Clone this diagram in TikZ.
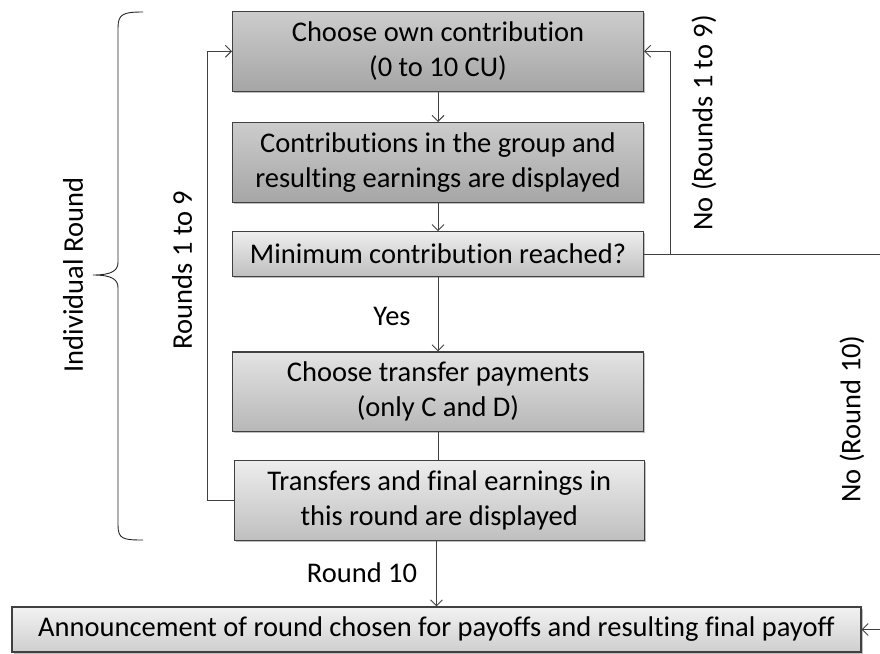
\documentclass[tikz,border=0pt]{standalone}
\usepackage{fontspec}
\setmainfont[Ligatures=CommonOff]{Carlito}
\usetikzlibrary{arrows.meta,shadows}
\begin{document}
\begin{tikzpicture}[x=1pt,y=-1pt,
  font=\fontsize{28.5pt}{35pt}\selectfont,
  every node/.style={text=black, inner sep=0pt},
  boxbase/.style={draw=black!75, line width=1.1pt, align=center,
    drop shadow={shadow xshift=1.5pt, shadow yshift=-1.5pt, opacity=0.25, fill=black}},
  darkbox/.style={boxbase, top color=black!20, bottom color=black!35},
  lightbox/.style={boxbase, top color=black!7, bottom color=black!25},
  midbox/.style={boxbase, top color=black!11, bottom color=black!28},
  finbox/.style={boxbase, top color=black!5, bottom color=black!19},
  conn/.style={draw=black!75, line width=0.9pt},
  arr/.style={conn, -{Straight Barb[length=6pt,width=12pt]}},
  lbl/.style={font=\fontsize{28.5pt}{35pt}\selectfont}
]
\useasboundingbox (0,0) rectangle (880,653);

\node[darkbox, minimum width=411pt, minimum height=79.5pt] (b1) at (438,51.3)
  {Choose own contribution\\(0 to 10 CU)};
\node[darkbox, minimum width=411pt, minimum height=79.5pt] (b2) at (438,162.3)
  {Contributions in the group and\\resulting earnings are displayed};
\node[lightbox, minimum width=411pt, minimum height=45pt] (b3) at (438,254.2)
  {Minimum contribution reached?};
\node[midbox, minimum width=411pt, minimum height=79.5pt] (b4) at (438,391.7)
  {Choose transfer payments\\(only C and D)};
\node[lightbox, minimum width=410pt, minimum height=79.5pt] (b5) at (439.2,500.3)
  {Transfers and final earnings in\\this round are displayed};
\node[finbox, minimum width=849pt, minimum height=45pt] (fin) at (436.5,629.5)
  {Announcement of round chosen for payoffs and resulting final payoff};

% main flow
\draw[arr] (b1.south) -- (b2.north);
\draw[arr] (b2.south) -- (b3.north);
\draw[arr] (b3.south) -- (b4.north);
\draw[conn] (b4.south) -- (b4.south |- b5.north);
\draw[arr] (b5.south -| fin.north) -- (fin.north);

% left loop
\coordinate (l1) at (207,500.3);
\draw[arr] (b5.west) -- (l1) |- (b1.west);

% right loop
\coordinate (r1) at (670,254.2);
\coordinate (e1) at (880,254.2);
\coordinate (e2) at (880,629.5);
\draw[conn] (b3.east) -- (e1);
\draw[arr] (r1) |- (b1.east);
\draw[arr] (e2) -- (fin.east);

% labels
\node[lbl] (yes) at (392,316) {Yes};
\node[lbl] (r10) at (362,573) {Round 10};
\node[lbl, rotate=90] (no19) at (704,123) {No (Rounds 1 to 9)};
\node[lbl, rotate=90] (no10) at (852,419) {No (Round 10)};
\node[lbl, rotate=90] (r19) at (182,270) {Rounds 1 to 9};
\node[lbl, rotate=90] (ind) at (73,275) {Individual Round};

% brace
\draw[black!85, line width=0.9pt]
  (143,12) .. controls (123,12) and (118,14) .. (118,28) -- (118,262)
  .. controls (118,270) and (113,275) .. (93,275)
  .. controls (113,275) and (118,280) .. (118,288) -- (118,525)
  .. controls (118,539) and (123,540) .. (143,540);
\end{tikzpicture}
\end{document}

———

• [GIVEN PROBLEM]:
Repeat only the lines between the start of the data and the line with "(0,0) rectangle (880,653);", including those two lines, and skip the pictures.

• [RESULT OF THE TASK]:
Clone this diagram in TikZ.
\documentclass[tikz,border=0pt]{standalone}
\usepackage{fontspec}
\setmainfont[Ligatures=CommonOff]{Carlito}
\usetikzlibrary{arrows.meta,shadows}
\begin{document}
\begin{tikzpicture}[x=1pt,y=-1pt,
  font=\fontsize{28.5pt}{35pt}\selectfont,
  every node/.style={text=black, inner sep=0pt},
  boxbase/.style={draw=black!75, line width=1.1pt, align=center,
    drop shadow={shadow xshift=1.5pt, shadow yshift=-1.5pt, opacity=0.25, fill=black}},
  darkbox/.style={boxbase, top color=black!20, bottom color=black!35},
  lightbox/.style={boxbase, top color=black!7, bottom color=black!25},
  midbox/.style={boxbase, top color=black!11, bottom color=black!28},
  finbox/.style={boxbase, top color=black!5, bottom color=black!19},
  conn/.style={draw=black!75, line width=0.9pt},
  arr/.style={conn, -{Straight Barb[length=6pt,width=12pt]}},
  lbl/.style={font=\fontsize{28.5pt}{35pt}\selectfont}
]
\useasboundingbox (0,0) rectangle (880,653);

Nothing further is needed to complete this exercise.